The complex also held, however, caches of bomb-making equipment, and, in some parts of northern Nad-e Ali, the number of IED (improvised explosive device) attacks has gone up by 100 per cent. The reason for this may well be that the insurgents are bereft of mid-level leadership enabling them to carry out complex operations. It is also the case that the roadside bomb, which needs on average less than $5 worth of ingredients, is a highly cost-effective weapon for maiming and killing.

But, in the town of Char-e-Anjir, near the British base, people point out that the Taliban have not gone away.

“They are not as confident as they were; they are more cautious where they are seen, who they talk to, who they trust”, said Mohammed Arif, who had brought his son to the local school.

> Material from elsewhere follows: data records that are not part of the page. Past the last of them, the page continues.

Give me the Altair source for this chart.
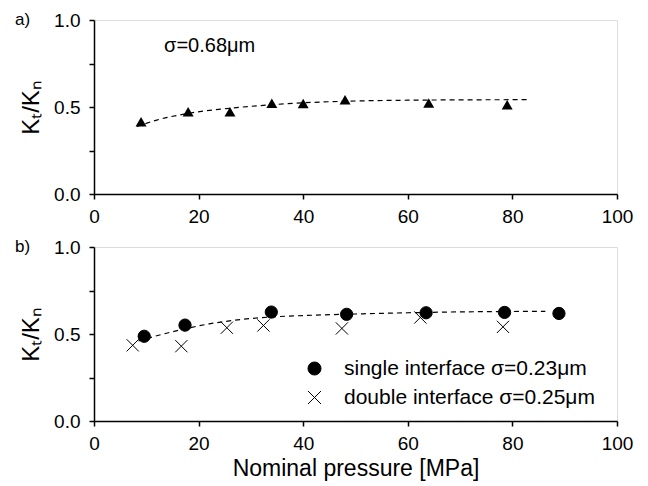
import altair as alt
import pandas as pd

# Panel a data
a_x = [9, 18, 26, 34, 40, 48, 64, 79]
a_y = [0.415, 0.473, 0.473, 0.522, 0.52, 0.542, 0.523, 0.513]
a_fit_x = [8.2, 12, 18, 26, 34, 40, 48, 60, 70, 83.4]
a_fit_y = [0.388, 0.425, 0.463, 0.493, 0.513, 0.524, 0.533, 0.539, 0.541, 0.542]

# Panel b data
single_x = [9.6, 17.4, 33.9, 48.3, 63.5, 78.5, 88.9]
single_y = [0.487, 0.551, 0.626, 0.613, 0.622, 0.624, 0.618]
double_x = [7.4, 16.7, 25.4, 32.4, 47.4, 62.4, 78.2]
double_y = [0.435, 0.43, 0.536, 0.549, 0.532, 0.595, 0.541]
b_fit_x = [8.5, 12, 17, 22, 28, 34, 40, 50, 60, 70, 86.3]
b_fit_y = [0.46, 0.49, 0.527, 0.558, 0.583, 0.598, 0.606, 0.615, 0.622, 0.627, 0.63]

series_names = ["single interface \u03c3=0.23\u03bcm", "double interface \u03c3=0.25\u03bcm"]
annot_a = "\u03c3=0.68\u03bcm"
annot_a_x = [13.4]
annot_a_y = [0.85]
x_ticks = [0, 20, 40, 60, 80, 100]
y_ticks = [0, 0.25, 0.5, 0.75, 1.0]

FONT = "Liberation Sans"
W, H = 523, 174
ytitle = "K\u209c/K\u2099"

def y_axis():
    return alt.Axis(values=y_ticks, format=".1f",
                    labelExpr="(datum.value == 0.25 || datum.value == 0.75) ? '' : format(datum.value, '.1f')",
                    title=ytitle, titleFontSize=24, titleFontWeight="normal",
                    titlePadding=10, labelFontSize=19, labelPadding=9,
                    tickSize=5, grid=False, domainColor="black", tickColor="black",
                    labelColor="black", titleColor="black", domainWidth=1.5, tickWidth=1.5)

def x_axis(title):
    kw = dict(values=x_ticks, labelFontSize=19, labelPadding=8, tickSize=5, grid=False,
              domainColor="black", tickColor="black", labelColor="black",
              titleColor="black", titleFontSize=23, titleFontWeight="normal",
              titlePadding=4, domainWidth=1.5, tickWidth=1.5, labelFlush=False)
    return alt.Axis(title=title, **kw) if title else alt.Axis(title=None, **kw)

xs = alt.Scale(domain=[0, 100], nice=False, zero=False)
ys = alt.Scale(domain=[0, 1], nice=False)

# ---- Panel a ----
da = pd.DataFrame({"x": a_x, "y": a_y})
dfa = pd.DataFrame({"x": a_fit_x, "y": a_fit_y})
dann = pd.DataFrame({"x": annot_a_x, "y": annot_a_y, "t": [annot_a]})

fit_a = alt.Chart(dfa).mark_line(color="black", strokeDash=[5, 4], strokeWidth=1.2,
                                 interpolate="monotone").encode(
    x=alt.X("x:Q", scale=xs, axis=x_axis(None)),
    y=alt.Y("y:Q", scale=ys, axis=y_axis()))
pts_a = alt.Chart(da).mark_point(shape="triangle-up", filled=True, color="black",
                                 size=120, opacity=1).encode(x="x:Q", y="y:Q")
txt_a = alt.Chart(dann).mark_text(align="left", baseline="middle", fontSize=20,
                                  font=FONT, color="black").encode(x="x:Q", y="y:Q", text="t:N")
lab_a = alt.Chart(pd.DataFrame({"t": ["a)"]})).mark_text(
    align="left", baseline="middle", fontSize=17, font=FONT, color="black").encode(
    x=alt.value(-79), y=alt.value(0), text="t:N")
panel_a = alt.layer(fit_a, pts_a, txt_a, lab_a).properties(width=W, height=H)

# ---- Panel b ----
db = pd.DataFrame({
    "x": single_x + double_x,
    "y": single_y + double_y,
    "s": [series_names[0]] * len(single_x) + [series_names[1]] * len(double_x),
})
dfb = pd.DataFrame({"x": b_fit_x, "y": b_fit_y})

fit_b = alt.Chart(dfb).mark_line(color="black", strokeDash=[5, 4], strokeWidth=1.2,
                                 interpolate="monotone").encode(
    x=alt.X("x:Q", scale=xs, axis=x_axis("Nominal pressure [MPa]")),
    y=alt.Y("y:Q", scale=ys, axis=y_axis()))
legend = alt.Legend(title=None, orient="none", legendX=210, legendY=111, padding=0,
                    labelFontSize=21, labelFont=FONT, labelColor="black", labelLimit=0,
                    labelOffset=19, rowPadding=7, symbolSize=170,
                    symbolStrokeColor="black", symbolStrokeWidth=1)
sdom = alt.Scale(domain=series_names, range=["circle", "M-1,-1L1,1M1,-1L-1,1"])
pts_b = alt.Chart(db).mark_point(size=150, strokeWidth=1, opacity=1).encode(
    x="x:Q", y="y:Q",
    shape=alt.Shape("s:N", scale=sdom, legend=legend),
    fill=alt.Fill("s:N", scale=alt.Scale(domain=series_names, range=["black", "transparent"]),
                  legend=legend),
    stroke=alt.Stroke("s:N", scale=alt.Scale(domain=series_names, range=["black", "black"]),
                      legend=legend))
lab_b = alt.Chart(pd.DataFrame({"t": ["b)"]})).mark_text(
    align="left", baseline="middle", fontSize=17, font=FONT, color="black").encode(
    x=alt.value(-79), y=alt.value(0), text="t:N")
panel_b = alt.layer(fit_b, pts_b, lab_b).properties(width=W, height=H)

chart = alt.vconcat(panel_a, panel_b, spacing=10).resolve_legend(
    shape="independent", fill="independent", stroke="independent"
).properties(
    padding={"left": 6, "top": 2, "right": 5, "bottom": 5}
).configure_view(stroke=None).configure(font=FONT).configure_axis(labelFont=FONT, titleFont=FONT)

chart.save("out.html", embed_options={"renderer": "svg", "actions": False})
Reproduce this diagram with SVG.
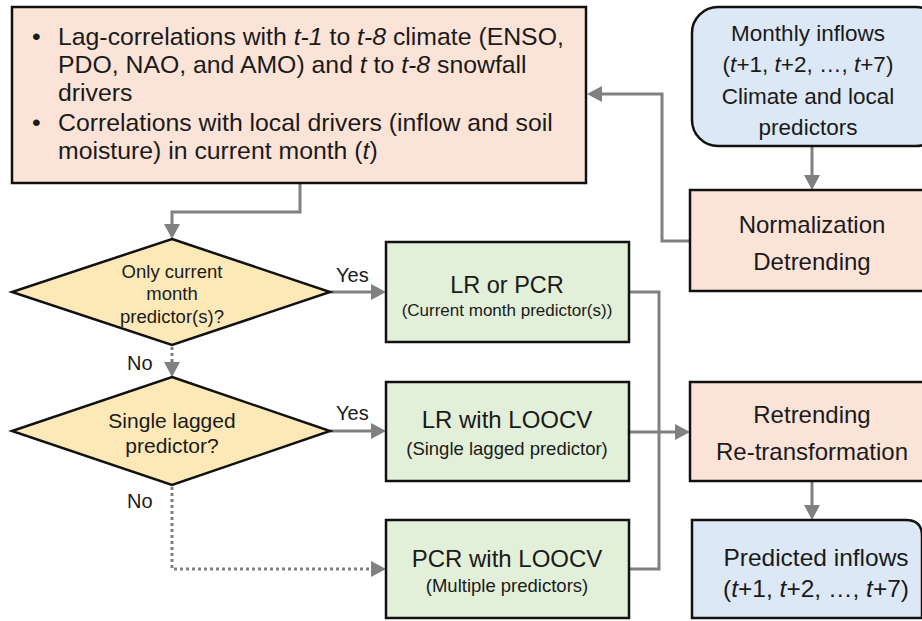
<svg xmlns="http://www.w3.org/2000/svg" width="922" height="621" viewBox="0 0 922 621">
<style>
text{font-family:"Liberation Sans",Arial,Helvetica,sans-serif;fill:#1a1a1a}
.box{stroke:#111;stroke-width:2.5}
.peach{fill:#fbe4d7}
.blue{fill:#dce8f5}
.green{fill:#e2efd9}
.yellow{fill:#fde9b8}
.c{fill:none;stroke:#808080;stroke-width:3}
.d{fill:none;stroke:#808080;stroke-width:3;stroke-dasharray:3 3}
.ah{fill:#808080}
.t24{font-size:24px;text-anchor:middle}
.t22{font-size:22.5px;text-anchor:middle}
.s18{font-size:18.5px;text-anchor:middle}
.lb{font-size:20px}
.tb{font-size:24.8px}
</style>
<g id="connectors">
  <path class="c" d="M690,241 H662 V94 H600"/>
  <polygon class="ah" points="587,94 602,86 602,102"/>
  <path class="c" d="M812,146 V176"/>
  <polygon class="ah" points="812,190 804,175 820,175"/>
  <path class="c" d="M300,183 V212 H172 V226"/>
  <polygon class="ah" points="172,239 164,224 180,224"/>
  <path class="c" d="M330,292 H372"/>
  <polygon class="ah" points="386,292 371,284 371,300"/>
  <path class="d" d="M172,347 V364"/>
  <polygon class="ah" points="172,377 164,362 180,362"/>
  <path class="c" d="M330,431 H372"/>
  <polygon class="ah" points="386,431 371,423 371,439"/>
  <path class="d" d="M172,487 V569 H372"/>
  <polygon class="ah" points="386,569 371,561 371,577"/>
  <path class="c" d="M629,292 H659 V569 H629"/>
  <path class="c" d="M629,432 H676"/>
  <polygon class="ah" points="690,432 675,424 675,440"/>
  <path class="c" d="M812,481 V506"/>
  <polygon class="ah" points="812,520 804,505 820,505"/>
</g>
<g id="drivers">
  <rect class="box peach" x="12" y="7" width="574" height="176"/>
  <text class="tb" x="32" y="45">•</text>
  <text class="tb" x="58" y="45">Lag-correlations with <tspan font-style="italic">t-1</tspan> to <tspan font-style="italic">t-8</tspan> climate (ENSO,</text>
  <text class="tb" x="58" y="73">PDO, NAO, and AMO) and <tspan font-style="italic">t</tspan> to <tspan font-style="italic">t-8</tspan> snowfall</text>
  <text class="tb" x="58" y="101">drivers</text>
  <text class="tb" x="32" y="131">•</text>
  <text class="tb" x="58" y="131">Correlations with local drivers (inflow and soil</text>
  <text class="tb" x="58" y="159">moisture) in current month (<tspan font-style="italic">t</tspan>)</text>
</g>
<g id="monthly-inflows">
  <rect class="box blue" x="692" y="7" width="250" height="139" rx="26"/>
  <text class="t22" x="808" y="41">Monthly inflows</text>
  <text class="t22" x="808" y="72">(<tspan font-style="italic">t</tspan>+1, <tspan font-style="italic">t</tspan>+2, …, <tspan font-style="italic">t</tspan>+7)</text>
  <text class="t22" x="808" y="104">Climate and local</text>
  <text class="t22" x="808" y="135">predictors</text>
</g>
<g id="normalization">
  <rect class="box peach" x="690" y="190" width="250" height="101"/>
  <text class="t24" x="812" y="233">Normalization</text>
  <text class="t24" x="812" y="270">Detrending</text>
</g>
<g id="decision-current">
  <polygon class="box yellow" points="172,239 330,292 172,345 12,292"/>
  <text class="s18" x="172" y="278">Only current</text>
  <text class="s18" x="172" y="300">month</text>
  <text class="s18" x="172" y="323">predictor(s)?</text>
</g>
<g id="decision-lagged">
  <polygon class="box yellow" points="172,377 330,431 172,485 12,431"/>
  <text x="172" y="428" font-size="21" text-anchor="middle">Single lagged</text>
  <text x="172" y="453" font-size="21" text-anchor="middle">predictor?</text>
</g>
<g id="labels">
  <text class="lb" x="336" y="282">Yes</text>
  <text class="lb" x="336" y="420">Yes</text>
  <text class="lb" x="127" y="370">No</text>
  <text class="lb" x="127" y="508">No</text>
</g>
<g id="lr-pcr">
  <rect class="box green" x="386" y="242" width="243" height="100"/>
  <text x="507" y="293" font-size="23.5" text-anchor="middle">LR or PCR</text>
  <text x="507" y="316" font-size="17" text-anchor="middle">(Current month predictor(s))</text>
</g>
<g id="lr-loocv">
  <rect class="box green" x="386" y="382" width="243" height="99"/>
  <text class="t24" x="507" y="428">LR with LOOCV</text>
  <text class="s18" x="507" y="455">(Single lagged predictor)</text>
</g>
<g id="pcr-loocv">
  <rect class="box green" x="386" y="520" width="243" height="98"/>
  <text class="t24" x="507" y="567">PCR with LOOCV</text>
  <text class="s18" x="507" y="592">(Multiple predictors)</text>
</g>
<g id="retrending">
  <rect class="box peach" x="690" y="382" width="250" height="99"/>
  <text class="t24" x="812" y="423">Retrending</text>
  <text class="t24" x="812" y="460">Re-transformation</text>
</g>
<g id="predicted-inflows">
  <path class="box blue" d="M692,520 H906 Q922,520 922,536 V618 H692 Z"/>
  <text x="816" y="566" font-size="24.5" text-anchor="middle">Predicted inflows</text>
  <text x="816" y="597" font-size="24.5" text-anchor="middle">(<tspan font-style="italic">t</tspan>+1, <tspan font-style="italic">t</tspan>+2, …, <tspan font-style="italic">t</tspan>+7)</text>
</g>
</svg>
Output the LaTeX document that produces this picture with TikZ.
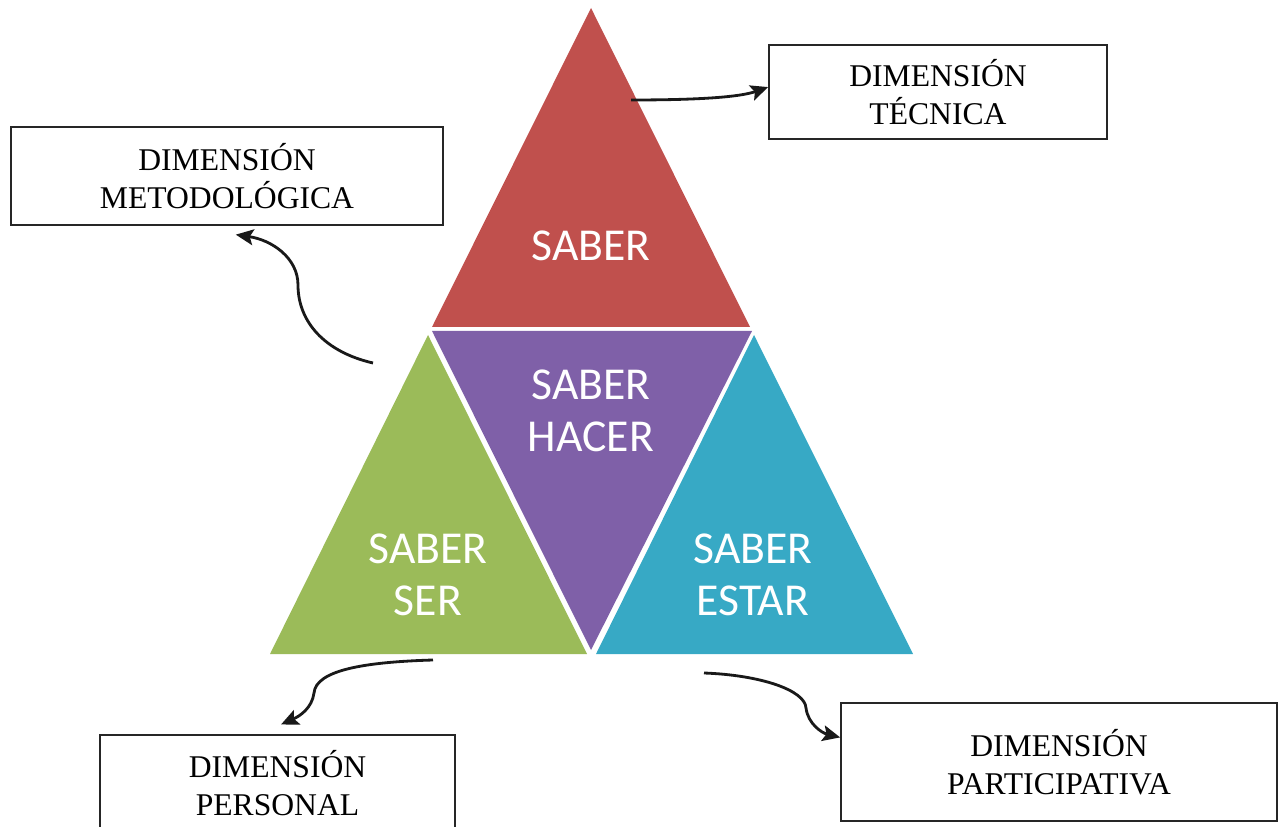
\documentclass[tikz,border=0pt]{standalone}
\usepackage{fontspec}
\setmainfont{Liberation Serif}
\newfontfamily\calibrifont{Carlito}
\usetikzlibrary{arrows.meta}

\definecolor{saberred}{HTML}{C0504D}
\definecolor{saberpurple}{HTML}{7F60A8}
\definecolor{sabergreen}{HTML}{9BBB59}
\definecolor{sabercyan}{HTML}{37A9C5}

\begin{document}
\begin{tikzpicture}[
  x=0.02cm, y=-0.02cm,
  lbl/.style={text=white, align=center,
              font=\calibrifont\fontsize{26}{29.5}\selectfont},
  dimbox/.style={draw=black!85, line width=1pt, fill=white, align=center,
                 inner sep=0pt, font=\fontsize{18}{21.3}\selectfont},
  arr/.style={-{Stealth[length=10pt, width=9pt, inset=2pt]}, line width=1.6pt, draw=black!90}
]
\path[use as bounding box, clip] (0,0) rectangle (1281,827);

%% ---- PYRAMID ----
\fill[saberred]    (591,8)   -- (750,327) -- (432,327) -- cycle;
\fill[saberpurple] (432,331) -- (752,331) -- (591,650) -- cycle;
\fill[sabergreen]  (428,335) -- (587,654) -- (270,654) -- cycle;
\fill[sabercyan]   (754,335) -- (913,654) -- (596,654) -- cycle;

\node[lbl] (saber) at (591,246) {SABER};
\node[lbl] (hacer) at (591,411) {SABER\\HACER};
\node[lbl] (ser)   at (428,575) {SABER\\SER};
\node[lbl] (estar) at (753,575) {SABER\\ESTAR};

%% ---- DIMENSIONS ----
\node[dimbox, minimum width=6.76cm, minimum height=1.88cm] (tec) at (938,92)
     {DIMENSIÓN\\TÉCNICA};
\node[dimbox, minimum width=8.64cm, minimum height=1.96cm] (met) at (227,176)
     {DIMENSIÓN\\METODOLÓGICA};
\node[dimbox, minimum width=7.10cm, minimum height=1.92cm] (per) at (277.5,783)
     {DIMENSIÓN\\PERSONAL};
\node[dimbox, minimum width=8.72cm, minimum height=2.36cm] (par) at (1059,762)
     {DIMENSIÓN\\PARTICIPATIVA};

%% ---- ARROWS ----
\coordinate (tecstart) at (631,100);
\coordinate (metstart) at (373,363);
\coordinate (perstart) at (433,660);
\coordinate (parstart) at (704,673);

\draw[arr] (tecstart) .. controls (700,100) and (740,97) .. ([yshift=2.8pt]tec.west);
\draw[arr] (metstart) .. controls (325,352) and (298,322) .. (298,285)
                      .. controls (298,258) and (272,240) .. ([xshift=5pt,yshift=-5pt]met.south);
\draw[arr] (perstart) .. controls (365,662) and (316,670) .. (314,693)
                      .. controls (312,708) and (300,716) .. ([xshift=2pt,yshift=5.5pt]per.north);
\draw[arr] (parstart) .. controls (760,675) and (805,690) .. (806,708)
                      .. controls (808,724) and (822,733) .. ([yshift=14pt]par.west);

\end{tikzpicture}
\end{document}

“But it is a foolish man who thinks they have all fled. You only have to go 30km north from here and you will see them with their guns. And they also have some support from people who have never received any kind of help from the government and believe foreign troops are here to occupy their country.

“But it is true that the places are now safer. In the past I feared the Taliban would kill me if I went against them. Now I think I am safe, for the time anyway. We even think the police are not as bad as they were – they ask for less bribes.”

The Afghan police had become a byword for corruption and human rights abuses over the years. Lt-Col Rowley Walker, commanding officer of the Grenadier Guards, described them as “recruiting sergeants” for the Taliban, driving people into the arms of the insurgents. British officials insist that has changed and there certainly seem, at least, to be many more police on the ground. At a checkpoint, Ishan Ainullah, 27, a policeman for four years, put the improvement down to not having salaries stolen and being mentored by the Gurkhas.

Mr Ainullah had been shot once, in the leg, in an ambush, but insisted he was eager to carry on. “In the past, commanders would take some of your wages before you got them. Now we have bank cards and wages go straight there,” he said. “Having the Gurkhas here is extra. Many of us can speak Urdu and so can they. Some of them can even speak Pashto. We like the way they behave towards us – they always treat us with respect. It has not always been like that.

Captain Ram Kumar, of 2nd Battalion, Royal Gurkha Rifles, had a cautious view of transition in Helmand. “Things are much quieter now, certainly and they are getting better. But you have to be a very brave man in Afghanistan to make strong predictions about the future.”